I super-poteri al dirigente regionale, poi spostato dopo il capolavoro del ‘potabilizzatore’ del Tevere
A maggio scorso, Zingaretti e suoi hanno fatto dietrofront sul nuovo Ambito idrico numero 6. La Giunta regionale, nel congelare l’operazione che ha fatto infuriare utenti e Comuni, aveva demandato per sei mesi all’allora Direttore regionale delle risorse idriche e difesa suolo, l’ing. Mauro Lasagna, “ogni attività utile a pervenire ad un nuovo modello di governante del Servizio idrico integrato, anche previa modificazione delle attuali norme che lo sovraintendono, anche previo qualificati contributi da reperire all’esterno della struttura regionale in materia di sistema di regolazione, tutela dell’ambiente e del consumatore, modello industriale, comparazione interregionale e valorizzazione della partecipazione dei territori e degli interessi sociali diffusi”. Nel frattempo quel potente dirigente è stato spostato ad altra Direzione.

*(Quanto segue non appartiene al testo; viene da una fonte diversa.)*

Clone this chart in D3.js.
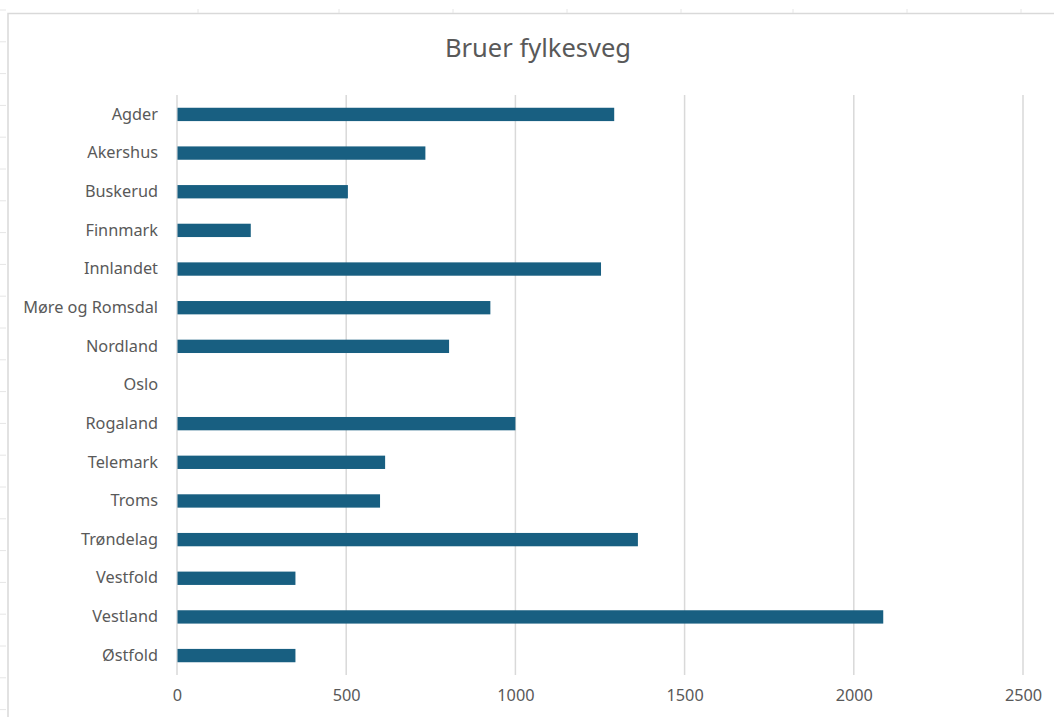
<!DOCTYPE html>
<html>
<head>
<meta charset="utf-8">
<script src="https://cdn.jsdelivr.net/npm/d3@7"></script>
<style>
  html, body { margin: 0; padding: 0; background: #fff; }
  svg { display: block; }
  text { font-family: "Noto Sans", "Open Sans", sans-serif; fill: #595959; }
</style>
</head>
<body>
<svg id="chart"></svg>
<script>
// Bruer fylkesveg - antall bruer per fylke
var fylker = ["Agder", "Akershus", "Buskerud", "Finnmark", "Innlandet", "Møre og Romsdal",
  "Nordland", "Oslo", "Rogaland", "Telemark", "Troms", "Trøndelag", "Vestfold", "Vestland", "Østfold"];
var antall = [1292, 734, 505, 218, 1253, 926, 804, 0, 1000, 615, 600, 1362, 350, 2087, 350];
var xTicks = [0, 500, 1000, 1500, 2000, 2500];
var tittel = "Bruer fylkesveg";

var W = 1054, H = 717;
var margin = { top: 95, right: 31, bottom: 42, left: 177 };
var width = W - margin.left - margin.right;
var height = H - margin.top - margin.bottom;

var svg = d3.select("#chart").attr("width", W).attr("height", H);

// spreadsheet frame behind the chart
var frame = svg.append("g").attr("class", "frame");
frame.append("path")
  .attr("d", "M8," + H + "V13.5H" + W)
  .style("fill", "none").style("stroke", "#d9d9d9").style("stroke-width", 1.5);
d3.range(10, H, 31.8).forEach(function(y) {
  frame.append("line").attr("x1", 0).attr("x2", 6).attr("y1", y).attr("y2", y)
    .style("stroke", "#e6e6e6").style("stroke-width", 1);
});
[198, 339, 453, 567, 681, 793, 907, 1021].forEach(function(x) {
  frame.append("line").attr("x1", x).attr("x2", x).attr("y1", 9).attr("y2", 13)
    .style("stroke", "#e6e6e6").style("stroke-width", 1);
});

svg.append("text")
  .attr("x", 538).attr("y", 57)
  .attr("text-anchor", "middle")
  .style("font-size", "25.5px")
  .text(tittel);

var g = svg.append("g")
  .attr("transform", "translate(" + margin.left + "," + margin.top + ")");

var x = d3.scaleLinear().domain([0, 2500]).range([0, width]);
var y = d3.scaleBand().domain(fylker).range([0, height]).paddingInner(0.655).paddingOuter(0.33);

// gridlines
g.append("g")
  .selectAll("line")
  .data(xTicks)
  .enter().append("line")
  .attr("x1", function(d) { return x(d); })
  .attr("x2", function(d) { return x(d); })
  .attr("y1", 0)
  .attr("y2", height)
  .style("stroke", "#d9d9d9")
  .style("stroke-width", 1.5);

// bars
g.append("g")
  .selectAll("rect")
  .data(fylker)
  .enter().append("rect")
  .attr("x", x(0) + 0.5)
  .attr("y", function(d) { return y(d); })
  .attr("width", function(d, i) { return Math.max(0, x(antall[i]) - x(0) - 0.5); })
  .attr("height", y.bandwidth())
  .style("fill", "#185f81");

// category labels
var yAxis = g.append("g")
  .call(d3.axisLeft(y).tickSize(0).tickPadding(19));
yAxis.select(".domain").remove();
yAxis.selectAll("text").style("font-size", "16.3px").style("fill", "#595959");

// value axis
var xAxis = g.append("g")
  .attr("transform", "translate(0," + height + ")")
  .call(d3.axisBottom(x).tickValues(xTicks).tickSize(0).tickPadding(14).tickFormat(d3.format("d")));
xAxis.select(".domain").remove();
xAxis.selectAll("text").style("font-size", "16.3px").style("fill", "#595959");
</script>
</body>
</html>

Ma non prima di avergli fatto confezionare il capolavoro del cosiddetto “potabilizzatore” del Tevere. Fatto passare alla chetichella, l’impianto darà da bere a Roma e provincia l’acqua di uno dei fiumi più inquinati d’Italia. Lo ha scoperto Il Caffè a luglio scorso, doveva restare segreto. Al posto di Lasagna è stata messa l’ing. Wanda D’Ercole. Nuovo nome, stesso stile: non rispondono alle domande di chi vuole informare. Quante e quali analisi hanno fatto e faranno per stabilire se davvero quell’acqua è sicura? Quando inizieranno a distribuirla? È vero che lo pagano i cittadini con le bollette? Perché usano i filtri a carboni attivi che non tolgono al 100% metalli pesanti, idrocarburi e microplastiche? È quasi tutto pronto per l’ultimo step: il collegamento alla rete idrica. Dopodiché a Roma, ai Castelli Romani e agli altri utenti dell’Ambito idrico numero 2 gestito da Acea avranno la favolosa acqua del Tevere per dissetarsi. Un regalo che porta la firma della Sindaca di Roma, e il placet politico trasversale, a cominciare da chi invoca l’acqua pubblica. Anche nel movimento per l’acqua bene comune nessuno sembra aver notato questo intrigo e nessuno si sente.